Basement studio?

  On 2/6/2013 at 11:18 PM, elusive4 said:

any small acoustical space is going to suffer from modal issues of which must be addressed if one is to make accurate mixing decisions with respect to the low end response. dimensions yield poor/overlapping modal distribution. boundary material (highly resistive) will compound these issues and allow resonances (modal ringing) to persist much longer (LF decay times).

 

and this is irrespective of the high-gain early arriving destructive indirect specular energies that must also be addressed to maintain a semblance of accurate localization, imaging, and intelligibility with respect to the direct signal.
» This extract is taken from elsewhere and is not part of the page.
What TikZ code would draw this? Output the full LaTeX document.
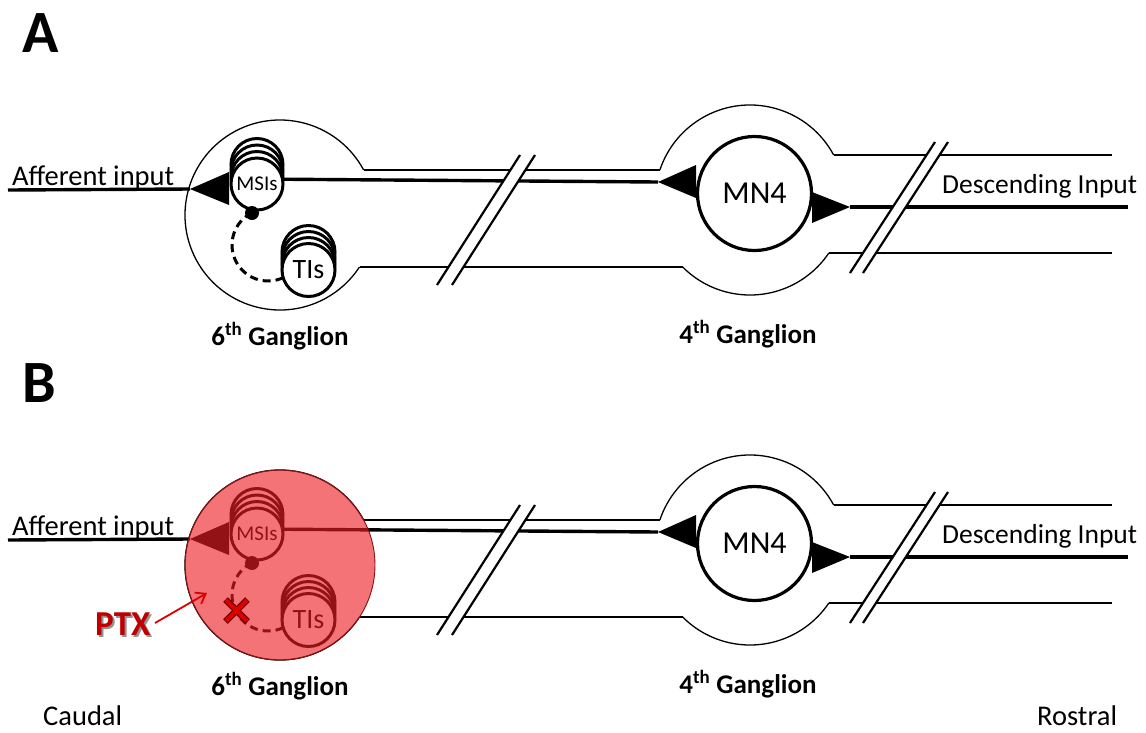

  On 2/6/2013 at 11:52 PM, elusive4 said:

 

  On 2/6/2013 at 11:16 AM, Squee said:

Yeah, put up some sheets (thick ones or multiple layers), put some big foam bricks in the bottom corner of the room (behind your speakers), and do some sweeps to see what frequencies bounce around the room.

a recommendation for objects insufficient in design to achieve a set goal.

 

any porous material to be used as a broadband absorber needs to be sufficiently thick as to be placed (spaced away from rigid boundary) into areas of high particle velocity for the lower (longer) wavelengths. the erroneous recommendation and application of thin porous absorbers ("sheets", "carpets", "rugs", "foam") is far too common a theme. pressure maximizes at a rigid boundary as particle velocity goes to zero (the components are inversely proportional). porous absorbers rely on high (relative) particle velocity in order to convert kinetic energy into heat via friction as the soundwave traverses through the porous structure - attenuating the signal such that the interference caused by superposition/summation is less destructive.

 

a porous absorber designed and applied to attenuate a broadband indirect specular reflection must be sufficiently thick (and large, with respect to wavelength) to be effective to the lower schroeder cut-off; typically 250-300hz dependent upon boundary dimensions. a thin porous absorber will attenuate the mid-HF band of the indirect specular reflection, but allow the lower band to persist - essentially turning the absorber into a low-pass filter (coloring/filtering/eq'ing the reflection).

  On 2/6/2013 at 11:16 AM, Squee said:

>and do some sweeps to see what frequencies bounce around the room.

what is important is the time-arrival and gain of the indirect energies with respect to the direct signal. small rooms deal with local areas of variable pressure with respect to the ambient noise floor: modal resonances, non-resonance interference (SBIR), and focused specular reflections.

 

  On 2/7/2013 at 12:33 AM, elusive4 said:

once you know the total time of flight for the indirect energy (as measured with respect to the direct signal), one can then work backwards to calculate the total flight path distance of the indirect energy and identify the incident boundary or source (since the speed of sound will be a constant within your room's medium). you can then manage the energy as required to achieve the desired response (eg, absorption, diffusion, reflection(redirection - to attenuate the signal)